Task statement: Copy, character for character, the lines running from the one with "Generate a LaTeX" to the one with "(0,0) rectangle (874,622);", ends included. Leave out every other line.

Record list:
===
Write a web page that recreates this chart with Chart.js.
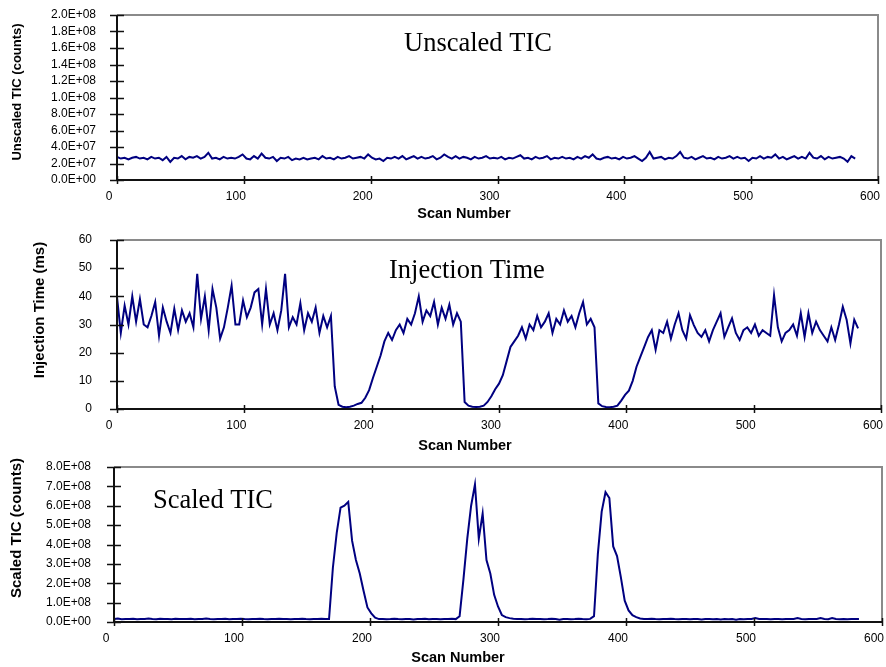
===
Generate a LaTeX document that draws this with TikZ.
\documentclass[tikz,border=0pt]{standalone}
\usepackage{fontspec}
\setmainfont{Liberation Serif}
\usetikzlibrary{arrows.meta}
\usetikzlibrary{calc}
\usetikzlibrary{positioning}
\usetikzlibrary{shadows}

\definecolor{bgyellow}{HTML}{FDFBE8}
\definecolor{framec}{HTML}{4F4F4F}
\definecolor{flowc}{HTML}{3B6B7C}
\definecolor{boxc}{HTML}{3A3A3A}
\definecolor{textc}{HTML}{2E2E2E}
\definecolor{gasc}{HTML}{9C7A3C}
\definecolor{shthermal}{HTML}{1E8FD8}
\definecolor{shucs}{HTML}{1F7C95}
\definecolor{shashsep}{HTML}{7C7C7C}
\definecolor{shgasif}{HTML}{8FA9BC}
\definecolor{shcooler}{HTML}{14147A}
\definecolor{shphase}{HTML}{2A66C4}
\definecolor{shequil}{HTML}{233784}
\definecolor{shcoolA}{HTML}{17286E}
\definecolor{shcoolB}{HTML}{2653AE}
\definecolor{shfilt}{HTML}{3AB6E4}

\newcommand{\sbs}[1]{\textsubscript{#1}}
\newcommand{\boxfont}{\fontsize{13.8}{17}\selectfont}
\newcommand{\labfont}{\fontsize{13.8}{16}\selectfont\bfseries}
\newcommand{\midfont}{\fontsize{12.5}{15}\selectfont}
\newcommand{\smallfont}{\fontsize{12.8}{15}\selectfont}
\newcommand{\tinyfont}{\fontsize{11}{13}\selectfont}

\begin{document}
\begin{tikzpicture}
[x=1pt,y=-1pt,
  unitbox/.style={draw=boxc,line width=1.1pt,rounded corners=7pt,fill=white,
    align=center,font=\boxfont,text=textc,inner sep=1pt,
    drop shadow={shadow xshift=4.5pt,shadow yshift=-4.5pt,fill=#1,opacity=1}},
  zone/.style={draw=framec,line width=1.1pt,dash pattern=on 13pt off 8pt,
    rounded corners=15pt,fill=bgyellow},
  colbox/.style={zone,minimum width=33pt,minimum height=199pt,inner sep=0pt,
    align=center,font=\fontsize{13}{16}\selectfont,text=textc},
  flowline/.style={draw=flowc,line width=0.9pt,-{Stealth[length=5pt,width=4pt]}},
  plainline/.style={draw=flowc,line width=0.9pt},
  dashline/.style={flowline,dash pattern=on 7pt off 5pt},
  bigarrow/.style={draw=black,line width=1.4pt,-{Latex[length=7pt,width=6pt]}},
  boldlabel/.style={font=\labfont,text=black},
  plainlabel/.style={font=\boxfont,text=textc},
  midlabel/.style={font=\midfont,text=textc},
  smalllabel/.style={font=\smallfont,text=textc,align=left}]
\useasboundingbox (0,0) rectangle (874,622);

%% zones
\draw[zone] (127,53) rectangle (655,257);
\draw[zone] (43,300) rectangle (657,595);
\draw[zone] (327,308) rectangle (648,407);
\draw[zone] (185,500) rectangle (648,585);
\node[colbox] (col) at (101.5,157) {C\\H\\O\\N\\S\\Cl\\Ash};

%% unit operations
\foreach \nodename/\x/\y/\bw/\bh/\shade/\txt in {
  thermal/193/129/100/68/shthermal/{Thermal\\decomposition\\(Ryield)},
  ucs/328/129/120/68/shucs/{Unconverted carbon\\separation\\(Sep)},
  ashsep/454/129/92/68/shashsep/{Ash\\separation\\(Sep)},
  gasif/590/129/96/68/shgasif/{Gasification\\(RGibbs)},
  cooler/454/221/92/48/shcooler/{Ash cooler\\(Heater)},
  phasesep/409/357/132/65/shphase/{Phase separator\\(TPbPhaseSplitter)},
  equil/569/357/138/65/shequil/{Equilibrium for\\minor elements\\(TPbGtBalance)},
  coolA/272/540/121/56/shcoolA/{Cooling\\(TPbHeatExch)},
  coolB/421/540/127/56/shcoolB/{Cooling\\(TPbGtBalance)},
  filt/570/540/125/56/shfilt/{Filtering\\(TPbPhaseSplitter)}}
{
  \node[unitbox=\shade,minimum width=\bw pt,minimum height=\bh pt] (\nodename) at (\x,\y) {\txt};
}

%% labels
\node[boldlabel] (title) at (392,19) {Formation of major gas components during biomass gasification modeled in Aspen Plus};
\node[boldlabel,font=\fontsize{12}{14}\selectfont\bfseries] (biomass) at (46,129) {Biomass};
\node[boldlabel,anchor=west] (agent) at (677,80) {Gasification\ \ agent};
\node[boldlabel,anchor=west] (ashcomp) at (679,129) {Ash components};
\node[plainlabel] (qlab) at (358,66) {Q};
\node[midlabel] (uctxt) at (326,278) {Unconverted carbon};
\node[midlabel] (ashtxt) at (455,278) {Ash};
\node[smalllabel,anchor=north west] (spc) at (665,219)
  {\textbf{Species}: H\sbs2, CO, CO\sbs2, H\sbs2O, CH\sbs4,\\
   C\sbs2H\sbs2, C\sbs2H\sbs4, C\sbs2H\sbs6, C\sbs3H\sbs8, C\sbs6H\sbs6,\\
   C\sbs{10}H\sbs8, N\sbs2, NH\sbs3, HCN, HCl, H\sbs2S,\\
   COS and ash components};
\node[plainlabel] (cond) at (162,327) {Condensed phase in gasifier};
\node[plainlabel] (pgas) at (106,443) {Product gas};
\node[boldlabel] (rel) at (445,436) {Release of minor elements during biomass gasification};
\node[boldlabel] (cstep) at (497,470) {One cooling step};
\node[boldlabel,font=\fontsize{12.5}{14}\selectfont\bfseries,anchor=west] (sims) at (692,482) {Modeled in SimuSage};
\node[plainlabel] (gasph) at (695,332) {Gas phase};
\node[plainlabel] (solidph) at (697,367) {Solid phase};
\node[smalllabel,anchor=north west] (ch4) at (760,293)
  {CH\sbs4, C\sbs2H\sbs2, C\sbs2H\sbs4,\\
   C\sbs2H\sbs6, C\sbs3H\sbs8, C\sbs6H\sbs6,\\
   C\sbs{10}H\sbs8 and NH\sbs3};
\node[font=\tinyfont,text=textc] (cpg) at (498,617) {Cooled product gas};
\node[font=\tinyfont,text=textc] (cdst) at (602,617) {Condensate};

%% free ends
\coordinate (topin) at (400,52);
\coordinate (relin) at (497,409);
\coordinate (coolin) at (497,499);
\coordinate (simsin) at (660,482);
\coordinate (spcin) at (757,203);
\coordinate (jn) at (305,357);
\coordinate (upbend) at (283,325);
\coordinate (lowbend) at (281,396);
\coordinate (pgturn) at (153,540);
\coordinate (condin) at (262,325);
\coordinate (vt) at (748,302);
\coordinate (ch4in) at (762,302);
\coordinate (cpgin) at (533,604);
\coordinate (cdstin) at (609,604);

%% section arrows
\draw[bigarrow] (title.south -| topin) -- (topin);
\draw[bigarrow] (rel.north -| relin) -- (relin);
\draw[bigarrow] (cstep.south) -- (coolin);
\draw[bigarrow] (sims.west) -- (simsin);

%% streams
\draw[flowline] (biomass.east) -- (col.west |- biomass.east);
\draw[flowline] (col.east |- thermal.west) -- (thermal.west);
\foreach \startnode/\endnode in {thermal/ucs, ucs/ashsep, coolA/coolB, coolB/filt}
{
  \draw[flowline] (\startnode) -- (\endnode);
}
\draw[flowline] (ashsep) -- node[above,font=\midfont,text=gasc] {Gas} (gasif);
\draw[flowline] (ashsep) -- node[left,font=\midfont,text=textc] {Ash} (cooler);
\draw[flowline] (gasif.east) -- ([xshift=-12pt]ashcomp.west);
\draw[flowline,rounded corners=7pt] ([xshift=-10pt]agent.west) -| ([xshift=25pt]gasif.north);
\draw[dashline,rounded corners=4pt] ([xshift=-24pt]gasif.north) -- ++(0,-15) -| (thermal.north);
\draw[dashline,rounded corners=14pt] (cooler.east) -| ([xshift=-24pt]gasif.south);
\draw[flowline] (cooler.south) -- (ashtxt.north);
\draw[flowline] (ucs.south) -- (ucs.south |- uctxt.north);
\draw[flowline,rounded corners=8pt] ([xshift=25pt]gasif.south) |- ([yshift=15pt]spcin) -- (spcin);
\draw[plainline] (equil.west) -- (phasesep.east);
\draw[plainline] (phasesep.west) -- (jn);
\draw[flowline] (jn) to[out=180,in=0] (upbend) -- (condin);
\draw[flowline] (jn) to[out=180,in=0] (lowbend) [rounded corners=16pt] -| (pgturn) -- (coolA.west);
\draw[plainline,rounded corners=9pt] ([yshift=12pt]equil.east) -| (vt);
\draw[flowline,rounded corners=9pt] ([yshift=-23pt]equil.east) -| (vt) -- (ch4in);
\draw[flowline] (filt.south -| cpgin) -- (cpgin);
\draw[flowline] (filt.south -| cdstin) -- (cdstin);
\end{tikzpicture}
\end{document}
===
The reply:
Generate a LaTeX document that draws this with TikZ.
\documentclass[tikz,border=0pt]{standalone}
\usepackage{fontspec}
\setmainfont{Liberation Serif}
\usetikzlibrary{arrows.meta}
\usetikzlibrary{calc}
\usetikzlibrary{positioning}
\usetikzlibrary{shadows}

\definecolor{bgyellow}{HTML}{FDFBE8}
\definecolor{framec}{HTML}{4F4F4F}
\definecolor{flowc}{HTML}{3B6B7C}
\definecolor{boxc}{HTML}{3A3A3A}
\definecolor{textc}{HTML}{2E2E2E}
\definecolor{gasc}{HTML}{9C7A3C}
\definecolor{shthermal}{HTML}{1E8FD8}
\definecolor{shucs}{HTML}{1F7C95}
\definecolor{shashsep}{HTML}{7C7C7C}
\definecolor{shgasif}{HTML}{8FA9BC}
\definecolor{shcooler}{HTML}{14147A}
\definecolor{shphase}{HTML}{2A66C4}
\definecolor{shequil}{HTML}{233784}
\definecolor{shcoolA}{HTML}{17286E}
\definecolor{shcoolB}{HTML}{2653AE}
\definecolor{shfilt}{HTML}{3AB6E4}

\newcommand{\sbs}[1]{\textsubscript{#1}}
\newcommand{\boxfont}{\fontsize{13.8}{17}\selectfont}
\newcommand{\labfont}{\fontsize{13.8}{16}\selectfont\bfseries}
\newcommand{\midfont}{\fontsize{12.5}{15}\selectfont}
\newcommand{\smallfont}{\fontsize{12.8}{15}\selectfont}
\newcommand{\tinyfont}{\fontsize{11}{13}\selectfont}

\begin{document}
\begin{tikzpicture}
[x=1pt,y=-1pt,
  unitbox/.style={draw=boxc,line width=1.1pt,rounded corners=7pt,fill=white,
    align=center,font=\boxfont,text=textc,inner sep=1pt,
    drop shadow={shadow xshift=4.5pt,shadow yshift=-4.5pt,fill=#1,opacity=1}},
  zone/.style={draw=framec,line width=1.1pt,dash pattern=on 13pt off 8pt,
    rounded corners=15pt,fill=bgyellow},
  colbox/.style={zone,minimum width=33pt,minimum height=199pt,inner sep=0pt,
    align=center,font=\fontsize{13}{16}\selectfont,text=textc},
  flowline/.style={draw=flowc,line width=0.9pt,-{Stealth[length=5pt,width=4pt]}},
  plainline/.style={draw=flowc,line width=0.9pt},
  dashline/.style={flowline,dash pattern=on 7pt off 5pt},
  bigarrow/.style={draw=black,line width=1.4pt,-{Latex[length=7pt,width=6pt]}},
  boldlabel/.style={font=\labfont,text=black},
  plainlabel/.style={font=\boxfont,text=textc},
  midlabel/.style={font=\midfont,text=textc},
  smalllabel/.style={font=\smallfont,text=textc,align=left}]
\useasboundingbox (0,0) rectangle (874,622);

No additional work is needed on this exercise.